— Start Data block —

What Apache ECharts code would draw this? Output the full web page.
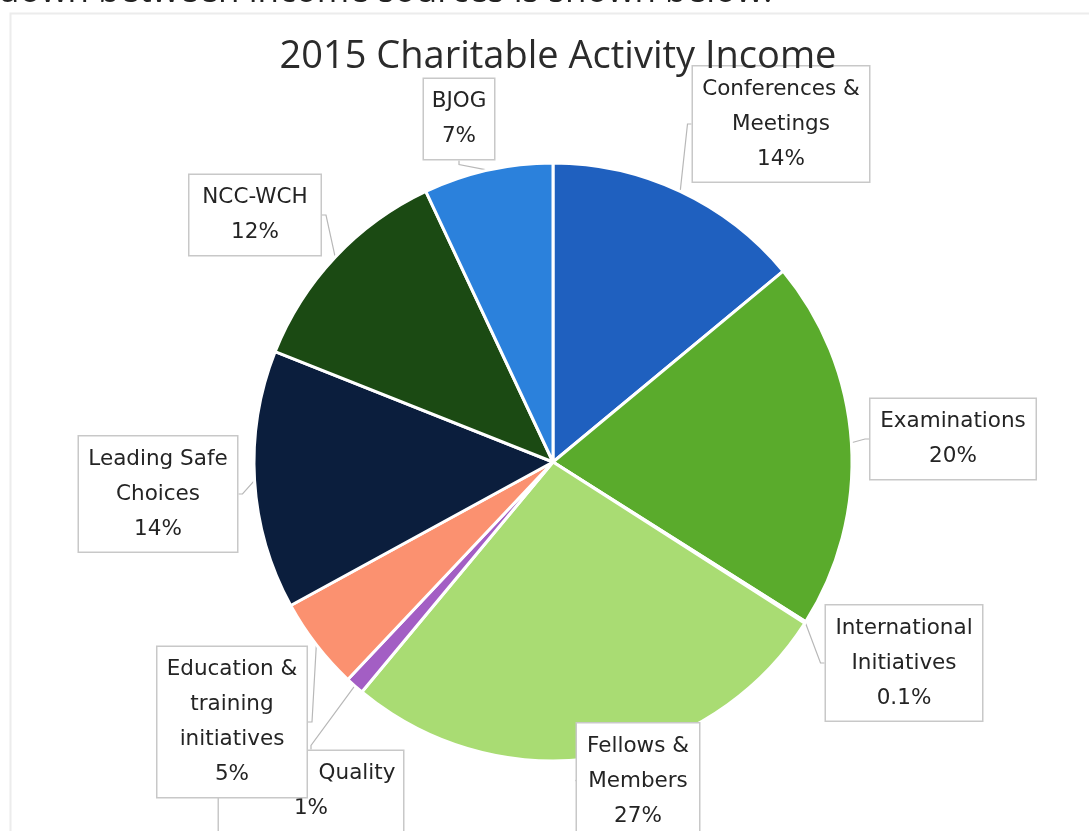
<!DOCTYPE html>
<html>
<head>
<meta charset="utf-8">
<title>2015 Charitable Activity Income</title>
<script src="https://cdn.jsdelivr.net/npm/echarts@6/dist/echarts.min.js"></script>
<style>
  html, body { margin: 0; padding: 0; background: #ffffff; }
  #chart { width: 1089px; height: 831px; }
</style>
</head>
<body>
<div id="chart"></div>
<script>
// Income sources, clockwise from twelve o'clock
const categories = [
  'Conferences &\nMeetings',
  'Examinations',
  'International\nInitiatives',
  'Fellows &\nMembers',
  'Quality',
  'Education &\ntraining\ninitiatives',
  'Leading Safe\nChoices',
  'NCC-WCH',
  'BJOG'
];
// Share of income, percent
const values = [14, 20, 0.1, 27, 1, 5, 14, 12, 7];
// Slice fills
const colors = [
  '#1f60bf', '#5aab2c', '#9cc7ef', '#a9dc73', '#a35ec4',
  '#fb9170', '#0b1e3d', '#1b4a13', '#2b81dc'
];

// Callout box centres (px) and inner widths
const calloutLayout = {
  'Conferences &\nMeetings': { x: 781, y: 124, w: 160 },
  'Examinations': { x: 953, y: 439, w: 149 },
  'International\nInitiatives': { x: 904, y: 663, w: 140 },
  'Fellows &\nMembers': { x: 638, y: 781, w: 106 },
  'Quality': { x: 311, y: 791, w: 168 },
  'Education &\ntraining\ninitiatives': { x: 232, y: 722, w: 133 },
  'Leading Safe\nChoices': { x: 158, y: 494, w: 142 },
  'NCC-WCH': { x: 255, y: 215, w: 115 },
  'BJOG': { x: 459, y: 119, w: 54 }
};

const chart = echarts.init(document.getElementById('chart'), null, { renderer: 'canvas' });

const labelFont = 'DejaVu Sans';
const labelSize = 21.5;

const seriesData = categories.map((name, i) => {
  const item = {
    name: name,
    value: values[i],
    itemStyle: { color: colors[i] },
    label: { width: calloutLayout[name].w }
  };
  if (name === 'Quality') {
    item.label.formatter = p => '{q|' + p.name + '}\n{p|' + p.value + '%}';
  }
  return item;
});

chart.setOption({
  animation: false,
  backgroundColor: '#ffffff',
  title: {
    text: '2015 Charitable Activity Income',
    left: 553,
    textAlign: 'center',
    top: 33,
    textStyle: {
      fontFamily: 'Open Sans',
      fontSize: 38,
      fontWeight: 'normal',
      color: '#2b2b2b'
    }
  },
  graphic: [
    {
      type: 'rect',
      silent: true,
      z: -1,
      shape: { x: 10.5, y: 13.5, width: 1100, height: 900 },
      style: { fill: 'none', stroke: '#ececec', lineWidth: 2 }
    },
    {
      type: 'text',
      silent: true,
      style: {
        x: -2,
        y: 10,
        text: 'down between income sources is shown below.',
        font: '35px "Open Sans"',
        fill: '#222',
        verticalAlign: 'bottom'
      }
    }
  ],
  series: [
    {
      type: 'pie',
      center: [553, 462],
      radius: 299,
      startAngle: 90,
      clockwise: true,
      avoidLabelOverlap: false,
      itemStyle: { borderColor: '#ffffff', borderWidth: 3 },
      label: {
        show: true,
        position: 'outside',
        formatter: '{b}\n{c}%',
        fontFamily: labelFont,
        fontSize: labelSize,
        lineHeight: 35,
        color: '#242424',
        align: 'center',
        overflow: 'none',
        backgroundColor: '#ffffff',
        borderColor: '#c8c8c8',
        borderWidth: 1.5,
        padding: [5, 8, 5, 8],
        rich: {
          q: { fontFamily: labelFont, fontSize: labelSize, lineHeight: 35, color: '#242424', padding: [0, 0, 0, 92] },
          p: { fontFamily: labelFont, fontSize: labelSize, lineHeight: 35, color: '#242424' }
        }
      },
      labelLine: {
        show: true,
        length: 4,
        length2: 4,
        smooth: false,
        lineStyle: { color: '#b8b8b8', width: 1.2 }
      },
      labelLayout: function (params) {
        const pos = calloutLayout[categories[params.dataIndex]];
        return {
          x: pos.x,
          y: pos.y,
          align: 'center',
          verticalAlign: 'middle',
          moveOverlap: false,
          hideOverlap: false
        };
      },
      emphasis: { disabled: true },
      data: seriesData
    }
  ]
});
</script>
</body>
</html>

— End Data block —

* What the exercise asks
Reproduce the listing above exactly, excluding all pictures.

* Complete answer
What Apache ECharts code would draw this? Output the full web page.
<!DOCTYPE html>
<html>
<head>
<meta charset="utf-8">
<title>2015 Charitable Activity Income</title>
<script src="https://cdn.jsdelivr.net/npm/echarts@6/dist/echarts.min.js"></script>
<style>
  html, body { margin: 0; padding: 0; background: #ffffff; }
  #chart { width: 1089px; height: 831px; }
</style>
</head>
<body>
<div id="chart"></div>
<script>
// Income sources, clockwise from twelve o'clock
const categories = [
  'Conferences &\nMeetings',
  'Examinations',
  'International\nInitiatives',
  'Fellows &\nMembers',
  'Quality',
  'Education &\ntraining\ninitiatives',
  'Leading Safe\nChoices',
  'NCC-WCH',
  'BJOG'
];
// Share of income, percent
const values = [14, 20, 0.1, 27, 1, 5, 14, 12, 7];
// Slice fills
const colors = [
  '#1f60bf', '#5aab2c', '#9cc7ef', '#a9dc73', '#a35ec4',
  '#fb9170', '#0b1e3d', '#1b4a13', '#2b81dc'
];

// Callout box centres (px) and inner widths
const calloutLayout = {
  'Conferences &\nMeetings': { x: 781, y: 124, w: 160 },
  'Examinations': { x: 953, y: 439, w: 149 },
  'International\nInitiatives': { x: 904, y: 663, w: 140 },
  'Fellows &\nMembers': { x: 638, y: 781, w: 106 },
  'Quality': { x: 311, y: 791, w: 168 },
  'Education &\ntraining\ninitiatives': { x: 232, y: 722, w: 133 },
  'Leading Safe\nChoices': { x: 158, y: 494, w: 142 },
  'NCC-WCH': { x: 255, y: 215, w: 115 },
  'BJOG': { x: 459, y: 119, w: 54 }
};

const chart = echarts.init(document.getElementById('chart'), null, { renderer: 'canvas' });

const labelFont = 'DejaVu Sans';
const labelSize = 21.5;

const seriesData = categories.map((name, i) => {
  const item = {
    name: name,
    value: values[i],
    itemStyle: { color: colors[i] },
    label: { width: calloutLayout[name].w }
  };
  if (name === 'Quality') {
    item.label.formatter = p => '{q|' + p.name + '}\n{p|' + p.value + '%}';
  }
  return item;
});

chart.setOption({
  animation: false,
  backgroundColor: '#ffffff',
  title: {
    text: '2015 Charitable Activity Income',
    left: 553,
    textAlign: 'center',
    top: 33,
    textStyle: {
      fontFamily: 'Open Sans',
      fontSize: 38,
      fontWeight: 'normal',
      color: '#2b2b2b'
    }
  },
  graphic: [
    {
      type: 'rect',
      silent: true,
      z: -1,
      shape: { x: 10.5, y: 13.5, width: 1100, height: 900 },
      style: { fill: 'none', stroke: '#ececec', lineWidth: 2 }
    },
    {
      type: 'text',
      silent: true,
      style: {
        x: -2,
        y: 10,
        text: 'down between income sources is shown below.',
        font: '35px "Open Sans"',
        fill: '#222',
        verticalAlign: 'bottom'
      }
    }
  ],
  series: [
    {
      type: 'pie',
      center: [553, 462],
      radius: 299,
      startAngle: 90,
      clockwise: true,
      avoidLabelOverlap: false,
      itemStyle: { borderColor: '#ffffff', borderWidth: 3 },
      label: {
        show: true,
        position: 'outside',
        formatter: '{b}\n{c}%',
        fontFamily: labelFont,
        fontSize: labelSize,
        lineHeight: 35,
        color: '#242424',
        align: 'center',
        overflow: 'none',
        backgroundColor: '#ffffff',
        borderColor: '#c8c8c8',
        borderWidth: 1.5,
        padding: [5, 8, 5, 8],
        rich: {
          q: { fontFamily: labelFont, fontSize: labelSize, lineHeight: 35, color: '#242424', padding: [0, 0, 0, 92] },
          p: { fontFamily: labelFont, fontSize: labelSize, lineHeight: 35, color: '#242424' }
        }
      },
      labelLine: {
        show: true,
        length: 4,
        length2: 4,
        smooth: false,
        lineStyle: { color: '#b8b8b8', width: 1.2 }
      },
      labelLayout: function (params) {
        const pos = calloutLayout[categories[params.dataIndex]];
        return {
          x: pos.x,
          y: pos.y,
          align: 'center',
          verticalAlign: 'middle',
          moveOverlap: false,
          hideOverlap: false
        };
      },
      emphasis: { disabled: true },
      data: seriesData
    }
  ]
});
</script>
</body>
</html>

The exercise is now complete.